El auge del populismo en las últimas décadas ha planteado serios desafíos para las democracias modernas, los lideres que apelan directamente a las masas, a menudo a través de discursos simplistas y polarizantes, han capitalizado el descontento popular para consolidar poder. En este contexto, una gestión responsable del poder se convierte en un imperativo para preservar la estabilidad institucional y evitar que las tensiones sociales escalen en crisis irreversibles.

Es determinante que los lideres, -incluso aquellos con mandatos mayoritarios-, respeten y fortalezcan los mecanismos democráticos que limitan su propio poder. La historia ha demostrado que, cuando los sistemas de control son debilitados, la democracia misma se pone en riesgo; para gestionar bien el poder, es necesario que las instituciones como el poder judicial, el legislativo y los medios de comunicación puedan funcionar con total independencia y sin interferencias políticas.

Uno de los efectos más perniciosos del populismo es la polarización. La narrativa populista suele dividir a la sociedad entre los “buenos”, representados por el pueblo llano, y los “malos”, que pueden incluir a las elites, los inmigrantes o cualquier grupo percibido como amenaza. Esta dinámica incrementa la fragmentación social, alimentando la desconfianza y el odio entre los diferentes sectores de la población.

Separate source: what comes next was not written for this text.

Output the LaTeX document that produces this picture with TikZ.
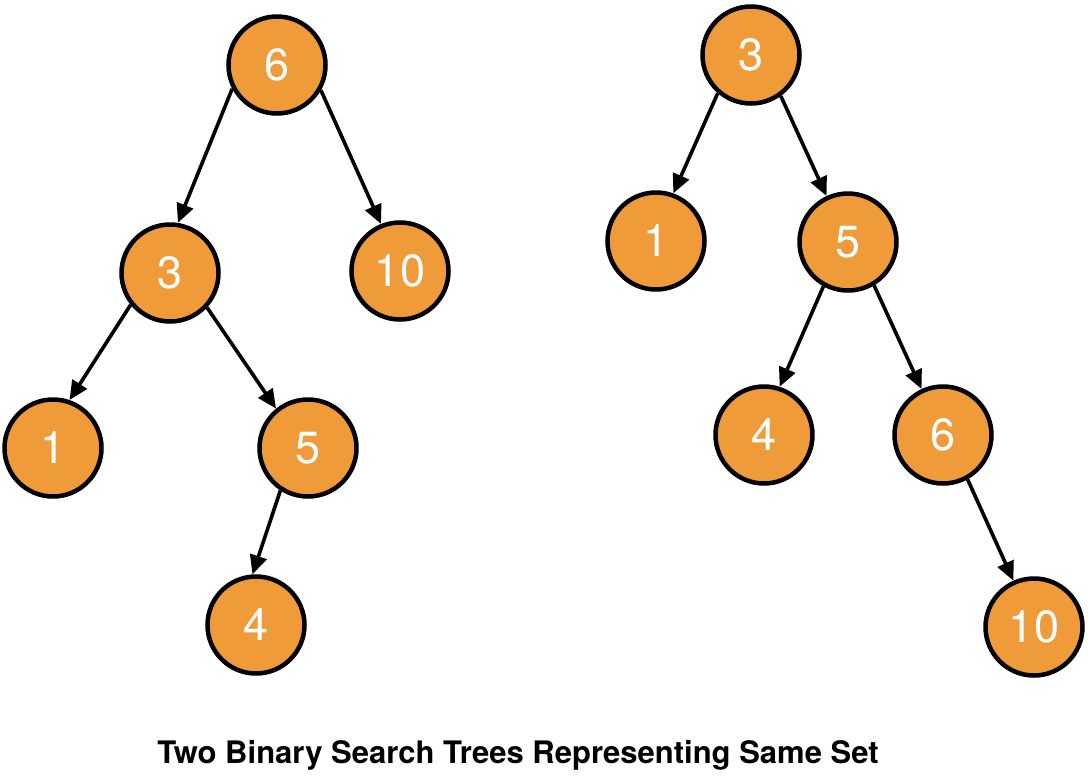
\documentclass[tikz,border=0pt]{standalone}
\usepackage{fontspec}
\setmainfont{TeX Gyre Heros}
\usetikzlibrary{arrows.meta}
\definecolor{nodeorange}{HTML}{F09B3A}
\tikzset{
  treenode/.style={circle, draw=black, line width=4.5pt, fill=nodeorange,
    minimum size=97pt, inner sep=0pt, text=white,
    font=\fontsize{45}{45}\selectfont},
  edge/.style={line width=3.6pt, -{Triangle[length=19pt,width=17pt]}},
  caption/.style={font=\bfseries\fontsize{31}{31}\selectfont, text=black}
}
\begin{document}
\begin{tikzpicture}[x=1pt,y=-1pt]
\useasboundingbox[fill=white] (0,0) rectangle (1088,780);
% left tree
\node[treenode] (l6) at (277,65) {6};
\node[treenode] (l3) at (170,273) {3};
\node[treenode] (l10) at (400,271) {10};
\node[treenode] (l1) at (53,448) {1};
\node[treenode] (l5) at (308,448) {5};
\node[treenode] (l4) at (256,625) {4};
% right tree
\node[treenode] (r3) at (751,55) {3};
\node[treenode] (r1) at (656,241) {1};
\node[treenode] (r5) at (848,242) {5};
\node[treenode] (r4) at (764,435) {4};
\node[treenode] (r6) at (943,435) {6};
\node[treenode] (r10) at (1034,627) {10};
% edges
\draw[edge] (l6.208) -- (l3.81);
\draw[edge] (l6.330) -- (l10.112);
\draw[edge] (l3.219) -- (l1.71);
\draw[edge] (l3.317) -- (l5.129);
\draw[edge] (l5.237.5) -- (l4.94);
\draw[edge] (r3.229) -- (r1.70.5);
\draw[edge] (r3.306) -- (r5.115);
\draw[edge] (r5.241) -- (r4.72);
\draw[edge] (r5.301) -- (r6.115);
\draw[edge] (r6.299) -- (r10.114);
% caption
\node[caption] (cap) at (518,755) {Two Binary Search Trees Representing Same Set};
\end{tikzpicture}
\end{document}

Álvaro Vargas Llosa en el libro El Estallido Social del Populismo (obra colectiva), lo expresa con claridad al expresar “El enojo, muchas veces justificado y comprensible contra las instituciones y los partidos políticos ha llevado al auge de opciones que amenazan con socavar las libertades de los ciudadanos.”

En estos tiempos tan convulsos, gestionar el poder implica rechazar la retórica de “nosotros contra ellos” y buscar puentes de entendimiento. Los lideres políticos deben resistir la tentación de capitalizar la división social para fortalecer su base de apoyo, y en su lugar, promover el diálogo y la inclusión como valores fundamentales para la cohesión social. La política responsable es la que se preocupa por el bienestar general, en lugar de fomentar el enfrentamiento.

Para muchos lideres populistas, la relación entre el poder y el pueblo se presenta como una suerte de contrato directo, en el que ellos personifican la voluntad popular.

Un liderazgo auténtico no puede entenderse como la simple sumisión a los impulsos de las masas, sino como la capacidad de interpretar, articular y gestionar los intereses comunes de manera justa y equilibrada. La correcta gestión del poder requiere que los lideres actúen como servidores públicos, conscientes de que su mandato es temporal y que es su deber mejorar la vida de los ciudadanos, no fortalecer su propia posición.

La rendición de cuentas, la transparencia y el respeto a los derechos humanos son elementos calves para garantizar que el ejercicio del poder se mantenga dentro de los marcos democráticos, aun en tiempos de alta volatilidad política.